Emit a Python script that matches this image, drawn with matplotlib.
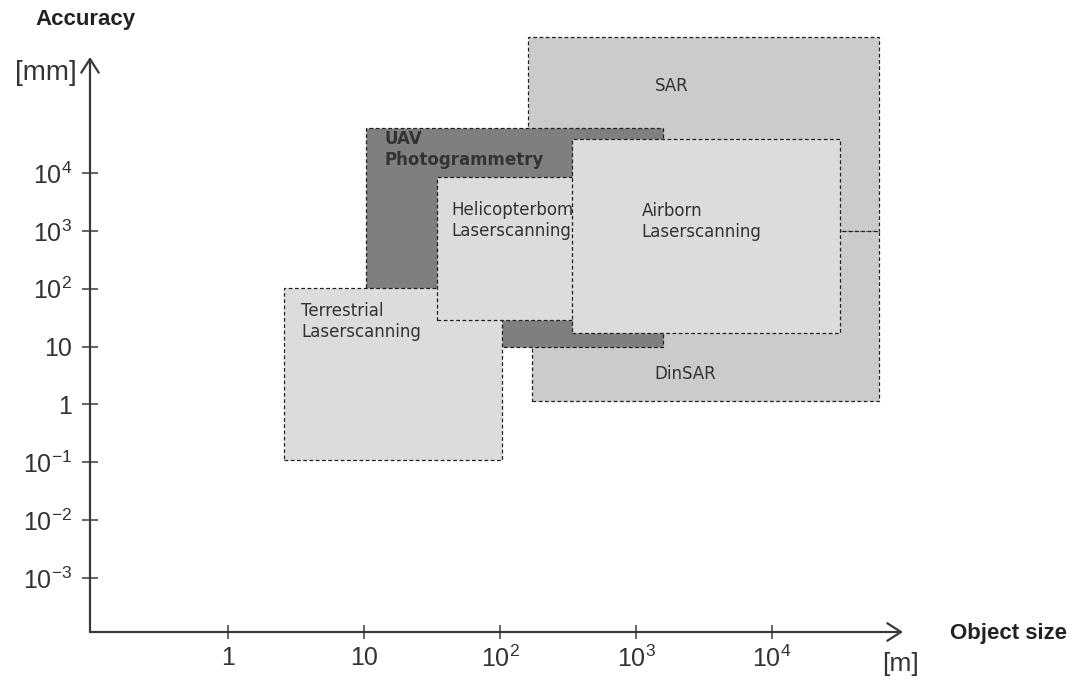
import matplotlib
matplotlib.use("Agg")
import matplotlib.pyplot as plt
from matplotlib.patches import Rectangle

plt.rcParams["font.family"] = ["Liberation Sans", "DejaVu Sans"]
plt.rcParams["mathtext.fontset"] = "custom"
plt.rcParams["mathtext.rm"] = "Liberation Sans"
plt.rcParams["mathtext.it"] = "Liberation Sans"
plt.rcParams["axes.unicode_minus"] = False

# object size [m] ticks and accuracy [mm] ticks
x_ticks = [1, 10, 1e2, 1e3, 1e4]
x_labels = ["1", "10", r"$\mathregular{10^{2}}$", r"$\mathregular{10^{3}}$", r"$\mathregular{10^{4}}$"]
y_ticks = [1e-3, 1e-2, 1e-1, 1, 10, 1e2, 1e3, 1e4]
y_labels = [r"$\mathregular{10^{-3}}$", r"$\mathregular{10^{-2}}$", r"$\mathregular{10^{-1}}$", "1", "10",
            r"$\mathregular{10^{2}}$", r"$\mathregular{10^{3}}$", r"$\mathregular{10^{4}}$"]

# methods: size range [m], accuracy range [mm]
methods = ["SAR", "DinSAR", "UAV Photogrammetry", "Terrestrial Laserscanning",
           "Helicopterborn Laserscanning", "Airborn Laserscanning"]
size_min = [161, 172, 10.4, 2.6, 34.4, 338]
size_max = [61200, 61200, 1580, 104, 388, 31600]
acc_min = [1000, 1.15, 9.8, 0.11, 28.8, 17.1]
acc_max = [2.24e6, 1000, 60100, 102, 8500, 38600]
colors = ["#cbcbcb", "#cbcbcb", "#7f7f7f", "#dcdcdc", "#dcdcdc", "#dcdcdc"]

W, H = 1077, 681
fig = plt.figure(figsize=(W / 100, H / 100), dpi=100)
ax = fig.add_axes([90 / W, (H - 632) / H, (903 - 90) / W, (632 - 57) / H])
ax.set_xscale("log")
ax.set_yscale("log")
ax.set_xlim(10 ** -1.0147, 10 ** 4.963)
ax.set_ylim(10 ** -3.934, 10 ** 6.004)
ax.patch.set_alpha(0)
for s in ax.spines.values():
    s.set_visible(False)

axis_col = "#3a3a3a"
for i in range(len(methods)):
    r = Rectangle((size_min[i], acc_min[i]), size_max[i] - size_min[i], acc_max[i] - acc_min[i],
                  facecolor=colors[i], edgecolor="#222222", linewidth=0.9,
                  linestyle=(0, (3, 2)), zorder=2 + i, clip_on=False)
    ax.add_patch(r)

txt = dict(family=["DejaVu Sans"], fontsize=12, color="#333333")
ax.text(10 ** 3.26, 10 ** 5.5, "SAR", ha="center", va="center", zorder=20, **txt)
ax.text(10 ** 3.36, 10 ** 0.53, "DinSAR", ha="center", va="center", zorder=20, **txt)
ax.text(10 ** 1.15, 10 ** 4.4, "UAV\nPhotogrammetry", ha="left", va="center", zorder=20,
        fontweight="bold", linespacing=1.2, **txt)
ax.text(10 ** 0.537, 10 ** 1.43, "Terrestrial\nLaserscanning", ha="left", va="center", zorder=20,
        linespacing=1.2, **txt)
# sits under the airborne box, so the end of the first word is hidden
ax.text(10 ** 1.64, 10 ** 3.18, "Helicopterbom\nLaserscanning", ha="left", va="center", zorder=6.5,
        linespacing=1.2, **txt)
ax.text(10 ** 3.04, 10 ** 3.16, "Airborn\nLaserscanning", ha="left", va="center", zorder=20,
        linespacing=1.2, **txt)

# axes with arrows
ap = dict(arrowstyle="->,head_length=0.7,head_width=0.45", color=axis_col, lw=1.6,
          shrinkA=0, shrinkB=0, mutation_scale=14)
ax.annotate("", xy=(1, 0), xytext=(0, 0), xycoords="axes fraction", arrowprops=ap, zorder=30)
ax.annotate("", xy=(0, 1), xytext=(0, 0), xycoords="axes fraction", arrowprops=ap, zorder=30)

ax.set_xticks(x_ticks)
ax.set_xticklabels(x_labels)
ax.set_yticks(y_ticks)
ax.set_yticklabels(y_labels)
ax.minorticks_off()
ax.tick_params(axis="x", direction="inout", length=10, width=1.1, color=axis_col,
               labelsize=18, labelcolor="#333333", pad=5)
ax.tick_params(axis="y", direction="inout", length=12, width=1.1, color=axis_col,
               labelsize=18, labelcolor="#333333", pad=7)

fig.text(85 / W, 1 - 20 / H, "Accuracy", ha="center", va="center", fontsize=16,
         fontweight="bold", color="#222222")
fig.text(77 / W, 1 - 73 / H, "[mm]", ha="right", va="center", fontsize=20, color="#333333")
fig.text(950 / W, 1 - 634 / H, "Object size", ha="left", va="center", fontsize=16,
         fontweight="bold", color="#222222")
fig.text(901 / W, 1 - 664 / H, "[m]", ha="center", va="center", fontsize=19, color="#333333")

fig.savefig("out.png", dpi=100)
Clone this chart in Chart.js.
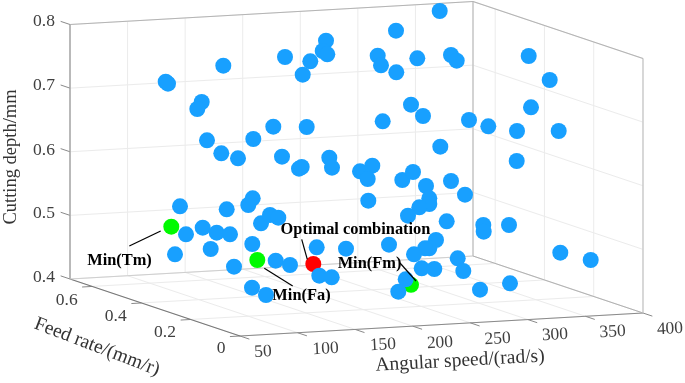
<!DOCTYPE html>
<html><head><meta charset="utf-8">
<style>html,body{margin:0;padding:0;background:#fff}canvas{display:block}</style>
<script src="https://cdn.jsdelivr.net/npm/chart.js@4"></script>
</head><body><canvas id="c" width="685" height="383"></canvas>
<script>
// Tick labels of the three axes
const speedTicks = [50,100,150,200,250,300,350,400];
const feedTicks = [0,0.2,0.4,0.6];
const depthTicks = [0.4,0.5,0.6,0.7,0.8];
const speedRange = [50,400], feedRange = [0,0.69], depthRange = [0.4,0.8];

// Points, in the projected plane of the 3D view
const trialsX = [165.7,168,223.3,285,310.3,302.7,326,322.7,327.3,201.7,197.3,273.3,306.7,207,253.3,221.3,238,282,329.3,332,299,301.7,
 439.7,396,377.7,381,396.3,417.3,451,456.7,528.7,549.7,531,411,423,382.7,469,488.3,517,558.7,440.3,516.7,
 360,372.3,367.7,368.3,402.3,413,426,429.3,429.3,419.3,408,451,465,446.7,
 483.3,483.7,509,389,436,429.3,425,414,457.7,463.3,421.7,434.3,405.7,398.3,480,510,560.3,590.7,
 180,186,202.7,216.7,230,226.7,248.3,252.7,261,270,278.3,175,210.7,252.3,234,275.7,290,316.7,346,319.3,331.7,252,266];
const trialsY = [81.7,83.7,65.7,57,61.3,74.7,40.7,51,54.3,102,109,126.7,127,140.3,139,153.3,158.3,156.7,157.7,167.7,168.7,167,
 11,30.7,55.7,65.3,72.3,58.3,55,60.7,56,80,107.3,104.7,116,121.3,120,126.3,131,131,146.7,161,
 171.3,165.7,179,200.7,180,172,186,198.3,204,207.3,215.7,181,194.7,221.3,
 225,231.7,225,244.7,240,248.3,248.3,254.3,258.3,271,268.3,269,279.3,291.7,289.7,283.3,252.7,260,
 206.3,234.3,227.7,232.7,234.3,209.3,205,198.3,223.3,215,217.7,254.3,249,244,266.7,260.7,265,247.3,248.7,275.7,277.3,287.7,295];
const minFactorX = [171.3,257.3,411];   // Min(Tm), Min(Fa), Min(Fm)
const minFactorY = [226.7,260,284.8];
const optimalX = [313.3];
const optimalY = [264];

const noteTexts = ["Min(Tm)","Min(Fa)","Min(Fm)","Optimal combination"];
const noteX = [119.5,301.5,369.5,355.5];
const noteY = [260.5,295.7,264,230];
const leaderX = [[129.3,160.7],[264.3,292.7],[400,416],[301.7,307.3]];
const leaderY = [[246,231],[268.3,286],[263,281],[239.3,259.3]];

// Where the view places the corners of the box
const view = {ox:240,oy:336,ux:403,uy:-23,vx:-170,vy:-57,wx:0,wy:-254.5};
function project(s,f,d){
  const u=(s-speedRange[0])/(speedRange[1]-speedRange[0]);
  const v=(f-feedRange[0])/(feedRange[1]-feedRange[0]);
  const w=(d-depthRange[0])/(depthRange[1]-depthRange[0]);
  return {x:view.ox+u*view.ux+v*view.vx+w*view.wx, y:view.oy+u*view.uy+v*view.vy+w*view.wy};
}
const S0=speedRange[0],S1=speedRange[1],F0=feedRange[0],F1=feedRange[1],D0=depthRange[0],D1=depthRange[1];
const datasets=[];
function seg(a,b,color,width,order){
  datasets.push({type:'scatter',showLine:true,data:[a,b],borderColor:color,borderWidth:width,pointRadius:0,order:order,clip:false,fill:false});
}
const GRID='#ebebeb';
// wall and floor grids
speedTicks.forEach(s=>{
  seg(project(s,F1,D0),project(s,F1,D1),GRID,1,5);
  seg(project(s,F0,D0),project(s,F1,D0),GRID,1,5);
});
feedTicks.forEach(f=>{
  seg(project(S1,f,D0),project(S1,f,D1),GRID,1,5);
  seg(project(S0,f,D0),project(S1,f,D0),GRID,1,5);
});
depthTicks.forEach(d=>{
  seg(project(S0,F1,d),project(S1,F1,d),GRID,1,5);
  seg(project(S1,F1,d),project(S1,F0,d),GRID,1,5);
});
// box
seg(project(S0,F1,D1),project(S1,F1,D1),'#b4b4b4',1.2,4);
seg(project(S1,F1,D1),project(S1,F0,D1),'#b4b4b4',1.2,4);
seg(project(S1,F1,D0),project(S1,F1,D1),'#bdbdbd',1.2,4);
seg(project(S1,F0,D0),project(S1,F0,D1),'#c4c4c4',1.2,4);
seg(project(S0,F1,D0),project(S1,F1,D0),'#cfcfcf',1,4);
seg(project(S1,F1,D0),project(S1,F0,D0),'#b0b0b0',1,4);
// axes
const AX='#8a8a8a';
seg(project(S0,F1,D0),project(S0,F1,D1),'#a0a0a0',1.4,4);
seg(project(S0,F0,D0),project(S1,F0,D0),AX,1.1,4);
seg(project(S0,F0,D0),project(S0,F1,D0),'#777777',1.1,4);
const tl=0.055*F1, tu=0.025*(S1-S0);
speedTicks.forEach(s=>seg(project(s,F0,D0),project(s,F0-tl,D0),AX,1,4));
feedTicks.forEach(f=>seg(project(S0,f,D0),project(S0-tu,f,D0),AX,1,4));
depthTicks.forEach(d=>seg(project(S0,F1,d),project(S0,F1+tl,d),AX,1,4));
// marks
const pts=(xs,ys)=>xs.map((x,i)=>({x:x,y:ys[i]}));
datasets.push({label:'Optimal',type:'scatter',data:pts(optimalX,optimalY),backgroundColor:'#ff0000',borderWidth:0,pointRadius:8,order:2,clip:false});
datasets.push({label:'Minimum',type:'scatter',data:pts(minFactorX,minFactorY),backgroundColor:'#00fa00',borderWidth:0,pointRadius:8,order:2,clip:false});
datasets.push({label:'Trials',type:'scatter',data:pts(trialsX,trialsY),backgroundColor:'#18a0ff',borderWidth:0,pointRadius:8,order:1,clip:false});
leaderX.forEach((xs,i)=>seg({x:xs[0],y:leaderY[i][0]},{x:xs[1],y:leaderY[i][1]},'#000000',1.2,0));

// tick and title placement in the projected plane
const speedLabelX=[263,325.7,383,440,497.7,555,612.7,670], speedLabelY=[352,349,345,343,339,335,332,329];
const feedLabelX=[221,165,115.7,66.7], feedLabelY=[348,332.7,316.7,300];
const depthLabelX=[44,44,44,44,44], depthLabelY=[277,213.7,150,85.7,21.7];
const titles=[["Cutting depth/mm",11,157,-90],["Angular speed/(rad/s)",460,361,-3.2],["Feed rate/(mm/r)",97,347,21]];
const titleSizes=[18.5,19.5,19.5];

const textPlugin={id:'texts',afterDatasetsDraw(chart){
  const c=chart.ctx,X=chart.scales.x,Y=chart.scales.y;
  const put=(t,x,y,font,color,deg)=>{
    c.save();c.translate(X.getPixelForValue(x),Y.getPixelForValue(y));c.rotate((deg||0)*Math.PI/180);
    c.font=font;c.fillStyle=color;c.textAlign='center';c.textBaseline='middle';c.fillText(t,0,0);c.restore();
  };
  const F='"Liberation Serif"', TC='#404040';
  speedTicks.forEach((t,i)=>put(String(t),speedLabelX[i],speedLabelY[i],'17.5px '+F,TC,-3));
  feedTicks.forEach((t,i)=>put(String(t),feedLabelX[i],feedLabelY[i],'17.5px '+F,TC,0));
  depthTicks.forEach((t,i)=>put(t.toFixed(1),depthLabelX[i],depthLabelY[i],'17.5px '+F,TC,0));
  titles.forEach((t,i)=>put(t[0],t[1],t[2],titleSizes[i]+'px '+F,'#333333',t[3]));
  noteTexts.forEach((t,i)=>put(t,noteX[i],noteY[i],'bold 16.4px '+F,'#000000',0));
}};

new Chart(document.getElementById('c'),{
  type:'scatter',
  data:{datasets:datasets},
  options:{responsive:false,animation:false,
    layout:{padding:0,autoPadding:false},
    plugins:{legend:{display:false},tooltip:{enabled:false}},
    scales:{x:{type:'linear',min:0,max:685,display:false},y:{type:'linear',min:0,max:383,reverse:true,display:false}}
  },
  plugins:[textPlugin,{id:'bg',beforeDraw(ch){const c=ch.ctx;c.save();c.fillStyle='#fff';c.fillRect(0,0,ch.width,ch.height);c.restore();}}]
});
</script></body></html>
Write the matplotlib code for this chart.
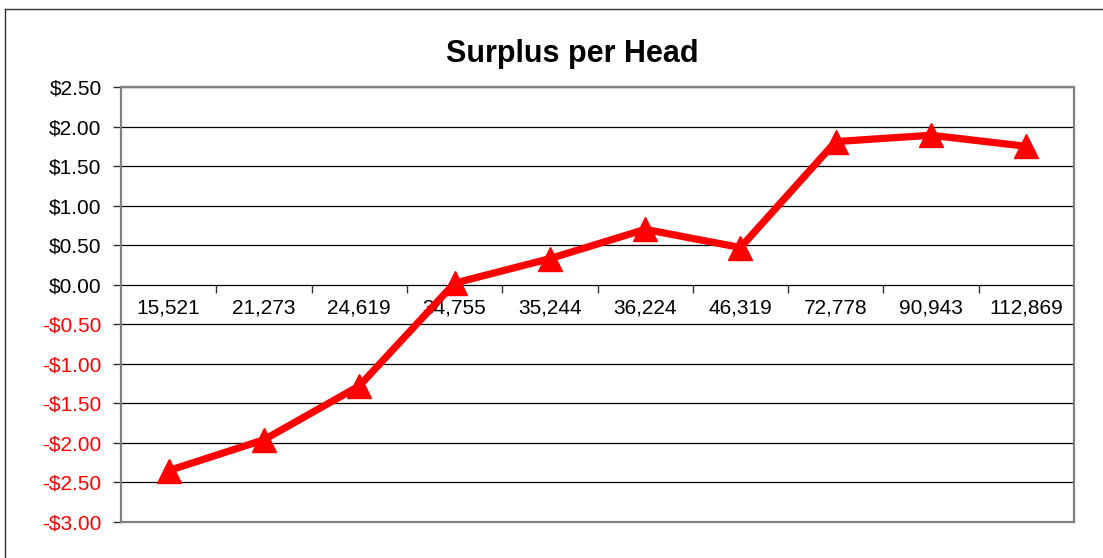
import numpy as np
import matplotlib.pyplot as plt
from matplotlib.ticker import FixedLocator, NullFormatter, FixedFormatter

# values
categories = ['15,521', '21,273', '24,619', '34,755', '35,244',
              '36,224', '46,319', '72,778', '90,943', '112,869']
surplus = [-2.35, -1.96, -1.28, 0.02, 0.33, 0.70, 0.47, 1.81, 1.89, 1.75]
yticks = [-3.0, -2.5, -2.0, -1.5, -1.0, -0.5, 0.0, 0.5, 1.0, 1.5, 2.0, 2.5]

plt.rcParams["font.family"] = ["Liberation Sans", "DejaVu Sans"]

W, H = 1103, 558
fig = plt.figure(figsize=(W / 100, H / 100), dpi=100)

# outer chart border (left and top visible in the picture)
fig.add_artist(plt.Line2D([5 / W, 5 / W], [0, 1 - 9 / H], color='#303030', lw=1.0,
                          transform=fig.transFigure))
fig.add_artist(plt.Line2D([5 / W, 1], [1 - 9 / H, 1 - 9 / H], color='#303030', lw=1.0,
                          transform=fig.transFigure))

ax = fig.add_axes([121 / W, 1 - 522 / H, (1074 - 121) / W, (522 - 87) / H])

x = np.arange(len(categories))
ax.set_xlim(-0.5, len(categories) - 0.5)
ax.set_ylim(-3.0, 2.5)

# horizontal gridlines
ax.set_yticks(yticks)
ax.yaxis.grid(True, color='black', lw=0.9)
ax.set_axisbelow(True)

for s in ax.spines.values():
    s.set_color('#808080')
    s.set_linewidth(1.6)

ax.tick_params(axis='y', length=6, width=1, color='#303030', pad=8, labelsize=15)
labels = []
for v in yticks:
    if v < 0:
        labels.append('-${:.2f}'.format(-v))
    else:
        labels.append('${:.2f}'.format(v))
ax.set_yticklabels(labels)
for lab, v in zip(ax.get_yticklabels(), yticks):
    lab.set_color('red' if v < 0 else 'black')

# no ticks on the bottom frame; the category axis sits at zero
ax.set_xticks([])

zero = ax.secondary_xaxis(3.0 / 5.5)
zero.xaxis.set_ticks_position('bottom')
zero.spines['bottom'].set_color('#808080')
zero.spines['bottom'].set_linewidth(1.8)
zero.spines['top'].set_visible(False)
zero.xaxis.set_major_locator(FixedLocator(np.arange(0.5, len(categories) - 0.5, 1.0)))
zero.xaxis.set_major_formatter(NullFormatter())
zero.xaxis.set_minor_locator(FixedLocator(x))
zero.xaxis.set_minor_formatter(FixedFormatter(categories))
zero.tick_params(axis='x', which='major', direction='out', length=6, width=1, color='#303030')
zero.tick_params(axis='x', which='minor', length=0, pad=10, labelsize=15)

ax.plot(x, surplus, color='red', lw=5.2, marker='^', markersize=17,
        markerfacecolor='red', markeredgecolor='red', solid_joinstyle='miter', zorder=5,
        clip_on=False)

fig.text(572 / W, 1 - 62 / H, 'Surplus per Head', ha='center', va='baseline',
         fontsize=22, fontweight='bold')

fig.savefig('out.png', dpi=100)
◇ ◇ ◇ ◇
> **EXERCISE OBJECTIVE**: Look through the entries and find each line that has the string "matplotlib". Copy those lines.

> **ANSWER TO THIS TASK**:
Emit a Python script that matches this image, drawn with matplotlib.
import matplotlib
matplotlib.use("Agg")
import matplotlib.pyplot as plt
from matplotlib.patches import Rectangle
Write the matplotlib code for this chart.
import matplotlib.pyplot as plt
from matplotlib.ticker import FixedLocator, NullFormatter, FixedFormatter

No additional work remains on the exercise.